Capture time of Brownian pursuits

τn = inf{t > 0 : Bi(t)− bi = B0(t) for some 1 ≤ i ≤ n}, where 0 < bi ≤ 1, 1 ≤ i ≤ n. The τn can be viewed as a capture time in a random pursuit setting. Assume that a Brownian prisoner escapes, running along the path of B0. In his pursuit, there are n independent Brownian policemen. These policemen run along the paths of B1, · · · , Bn, respectively. At the outset, the prisoner is ahead of the policemen by some fixed distances bi, 1 ≤ i ≤ n. Then, τn represents the capture time when the fastest of the policemen catches the prisoner. In an elegant paper on coupling various stochastic processes, Bramson and Griffeath (1991) considered the analogous stopping time τ̃n for continuous time random walks. It is very likely that the kind of tail estimates which we derive here for τn are the same for τ̃n.
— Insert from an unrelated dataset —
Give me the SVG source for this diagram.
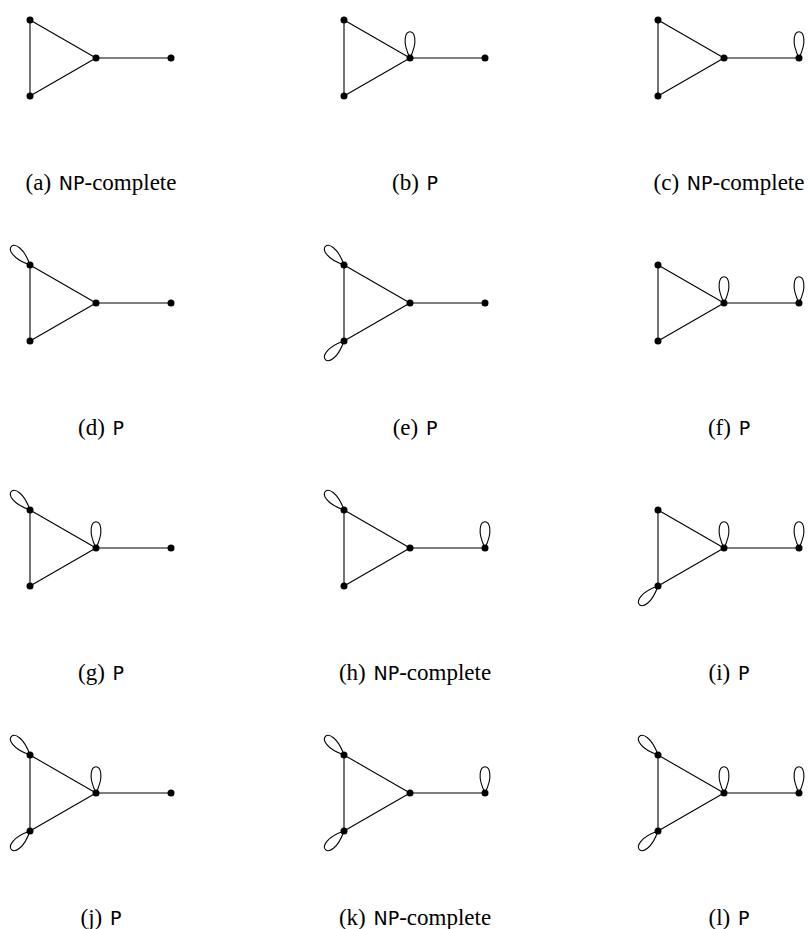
<svg xmlns="http://www.w3.org/2000/svg" xmlns:xlink="http://www.w3.org/1999/xlink" width="808" height="929" viewBox="0 0 808 929">
<style>
.e{stroke:#000;stroke-width:1.1;fill:none}
.l{stroke:#000;stroke-width:1.1;fill:none}
.n{fill:#000}
.lab{font-family:"Liberation Serif","Times New Roman",serif;font-size:23px;fill:#000}
.sf{font-family:"DejaVu Sans","Liberation Sans",sans-serif;font-size:19px}
</style>
<defs>
<path id="loop" class="l" d="M0,0 C-17,-35 17,-35 0,0"/>
<g id="tri">
<line class="e" x1="30" y1="20" x2="30" y2="96"/>
<line class="e" x1="30" y1="20" x2="96" y2="58"/>
<line class="e" x1="30" y1="96" x2="96" y2="58"/>
<line class="e" x1="96" y1="58" x2="171" y2="58"/>
</g>
</defs>
<!-- row 1 -->
<g id="panel-a">
<g id="a-connectors"><use xlink:href="#tri"/></g>
<g id="a-n1"><circle class="n" cx="30" cy="20" r="3.5"/></g>
<g id="a-n2"><circle class="n" cx="30" cy="96" r="3.5"/></g>
<g id="a-n3"><circle class="n" cx="96" cy="58" r="3.5"/></g>
<g id="a-n4"><circle class="n" cx="171" cy="58" r="3.5"/></g>
<text class="lab" x="101" y="190" text-anchor="middle">(a) <tspan class="sf" dx="2">NP</tspan>-complete</text>
</g>
<g id="panel-b" transform="translate(314,0)">
<g id="b-connectors"><use xlink:href="#tri"/><use xlink:href="#loop" transform="translate(96,58)"/></g>
<g id="b-n1"><circle class="n" cx="30" cy="20" r="3.5"/></g>
<g id="b-n2"><circle class="n" cx="30" cy="96" r="3.5"/></g>
<g id="b-n3"><circle class="n" cx="96" cy="58" r="3.5"/></g>
<g id="b-n4"><circle class="n" cx="171" cy="58" r="3.5"/></g>
<text class="lab" x="101" y="190" text-anchor="middle">(b) <tspan class="sf" dx="2">P</tspan></text>
</g>
<g id="panel-c" transform="translate(628,0)">
<g id="c-connectors"><use xlink:href="#tri"/><use xlink:href="#loop" transform="translate(171,58)"/></g>
<g id="c-n1"><circle class="n" cx="30" cy="20" r="3.5"/></g>
<g id="c-n2"><circle class="n" cx="30" cy="96" r="3.5"/></g>
<g id="c-n3"><circle class="n" cx="96" cy="58" r="3.5"/></g>
<g id="c-n4"><circle class="n" cx="171" cy="58" r="3.5"/></g>
<text class="lab" x="101" y="190" text-anchor="middle">(c) <tspan class="sf" dx="2">NP</tspan>-complete</text>
</g>
<!-- row 2 -->
<g id="panel-d" transform="translate(0,245)">
<g id="d-connectors"><use xlink:href="#tri"/><use xlink:href="#loop" transform="translate(30,20) rotate(-45)"/></g>
<g id="d-n1"><circle class="n" cx="30" cy="20" r="3.5"/></g>
<g id="d-n2"><circle class="n" cx="30" cy="96" r="3.5"/></g>
<g id="d-n3"><circle class="n" cx="96" cy="58" r="3.5"/></g>
<g id="d-n4"><circle class="n" cx="171" cy="58" r="3.5"/></g>
<text class="lab" x="101" y="190" text-anchor="middle">(d) <tspan class="sf" dx="2">P</tspan></text>
</g>
<g id="panel-e" transform="translate(314,245)">
<g id="e-connectors"><use xlink:href="#tri"/><use xlink:href="#loop" transform="translate(30,20) rotate(-45)"/><use xlink:href="#loop" transform="translate(30,96) rotate(-135)"/></g>
<g id="e-n1"><circle class="n" cx="30" cy="20" r="3.5"/></g>
<g id="e-n2"><circle class="n" cx="30" cy="96" r="3.5"/></g>
<g id="e-n3"><circle class="n" cx="96" cy="58" r="3.5"/></g>
<g id="e-n4"><circle class="n" cx="171" cy="58" r="3.5"/></g>
<text class="lab" x="101" y="190" text-anchor="middle">(e) <tspan class="sf" dx="2">P</tspan></text>
</g>
<g id="panel-f" transform="translate(628,245)">
<g id="f-connectors"><use xlink:href="#tri"/><use xlink:href="#loop" transform="translate(96,58)"/><use xlink:href="#loop" transform="translate(171,58)"/></g>
<g id="f-n1"><circle class="n" cx="30" cy="20" r="3.5"/></g>
<g id="f-n2"><circle class="n" cx="30" cy="96" r="3.5"/></g>
<g id="f-n3"><circle class="n" cx="96" cy="58" r="3.5"/></g>
<g id="f-n4"><circle class="n" cx="171" cy="58" r="3.5"/></g>
<text class="lab" x="101" y="190" text-anchor="middle">(f) <tspan class="sf" dx="2">P</tspan></text>
</g>
<!-- row 3 -->
<g id="panel-g" transform="translate(0,490)">
<g id="g-connectors"><use xlink:href="#tri"/><use xlink:href="#loop" transform="translate(30,20) rotate(-45)"/><use xlink:href="#loop" transform="translate(96,58)"/></g>
<g id="g-n1"><circle class="n" cx="30" cy="20" r="3.5"/></g>
<g id="g-n2"><circle class="n" cx="30" cy="96" r="3.5"/></g>
<g id="g-n3"><circle class="n" cx="96" cy="58" r="3.5"/></g>
<g id="g-n4"><circle class="n" cx="171" cy="58" r="3.5"/></g>
<text class="lab" x="101" y="190" text-anchor="middle">(g) <tspan class="sf" dx="2">P</tspan></text>
</g>
<g id="panel-h" transform="translate(314,490)">
<g id="h-connectors"><use xlink:href="#tri"/><use xlink:href="#loop" transform="translate(30,20) rotate(-45)"/><use xlink:href="#loop" transform="translate(171,58)"/></g>
<g id="h-n1"><circle class="n" cx="30" cy="20" r="3.5"/></g>
<g id="h-n2"><circle class="n" cx="30" cy="96" r="3.5"/></g>
<g id="h-n3"><circle class="n" cx="96" cy="58" r="3.5"/></g>
<g id="h-n4"><circle class="n" cx="171" cy="58" r="3.5"/></g>
<text class="lab" x="101" y="190" text-anchor="middle">(h) <tspan class="sf" dx="2">NP</tspan>-complete</text>
</g>
<g id="panel-i" transform="translate(628,490)">
<g id="i-connectors"><use xlink:href="#tri"/><use xlink:href="#loop" transform="translate(30,96) rotate(-135)"/><use xlink:href="#loop" transform="translate(96,58)"/><use xlink:href="#loop" transform="translate(171,58)"/></g>
<g id="i-n1"><circle class="n" cx="30" cy="20" r="3.5"/></g>
<g id="i-n2"><circle class="n" cx="30" cy="96" r="3.5"/></g>
<g id="i-n3"><circle class="n" cx="96" cy="58" r="3.5"/></g>
<g id="i-n4"><circle class="n" cx="171" cy="58" r="3.5"/></g>
<text class="lab" x="101" y="190" text-anchor="middle">(i) <tspan class="sf" dx="2">P</tspan></text>
</g>
<!-- row 4 -->
<g id="panel-j" transform="translate(0,735)">
<g id="j-connectors"><use xlink:href="#tri"/><use xlink:href="#loop" transform="translate(30,20) rotate(-45)"/><use xlink:href="#loop" transform="translate(30,96) rotate(-135)"/><use xlink:href="#loop" transform="translate(96,58)"/></g>
<g id="j-n1"><circle class="n" cx="30" cy="20" r="3.5"/></g>
<g id="j-n2"><circle class="n" cx="30" cy="96" r="3.5"/></g>
<g id="j-n3"><circle class="n" cx="96" cy="58" r="3.5"/></g>
<g id="j-n4"><circle class="n" cx="171" cy="58" r="3.5"/></g>
<text class="lab" x="101" y="190" text-anchor="middle">(j) <tspan class="sf" dx="2">P</tspan></text>
</g>
<g id="panel-k" transform="translate(314,735)">
<g id="k-connectors"><use xlink:href="#tri"/><use xlink:href="#loop" transform="translate(30,20) rotate(-45)"/><use xlink:href="#loop" transform="translate(30,96) rotate(-135)"/><use xlink:href="#loop" transform="translate(171,58)"/></g>
<g id="k-n1"><circle class="n" cx="30" cy="20" r="3.5"/></g>
<g id="k-n2"><circle class="n" cx="30" cy="96" r="3.5"/></g>
<g id="k-n3"><circle class="n" cx="96" cy="58" r="3.5"/></g>
<g id="k-n4"><circle class="n" cx="171" cy="58" r="3.5"/></g>
<text class="lab" x="101" y="190" text-anchor="middle">(k) <tspan class="sf" dx="2">NP</tspan>-complete</text>
</g>
<g id="panel-l" transform="translate(628,735)">
<g id="l-connectors"><use xlink:href="#tri"/><use xlink:href="#loop" transform="translate(30,20) rotate(-45)"/><use xlink:href="#loop" transform="translate(30,96) rotate(-135)"/><use xlink:href="#loop" transform="translate(96,58)"/><use xlink:href="#loop" transform="translate(171,58)"/></g>
<g id="l-n1"><circle class="n" cx="30" cy="20" r="3.5"/></g>
<g id="l-n2"><circle class="n" cx="30" cy="96" r="3.5"/></g>
<g id="l-n3"><circle class="n" cx="96" cy="58" r="3.5"/></g>
<g id="l-n4"><circle class="n" cx="171" cy="58" r="3.5"/></g>
<text class="lab" x="101" y="190" text-anchor="middle">(l) <tspan class="sf" dx="2">P</tspan></text>
</g>
</svg>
However, for our purposes Brownian motions are easier to work with, so that we will stick with the setup described above. Bramson and Griffeath raised the question: For which n is τn < ∞. A more animated interpretation is “How many Brownian policemen does it take to arrest a Brownian prisoner?” They showed for continuous time random walks that τ̃n = ∞ for n = 2 or 3, and their computer simulations indicated that τ̃n < ∞ for n ≥ 4.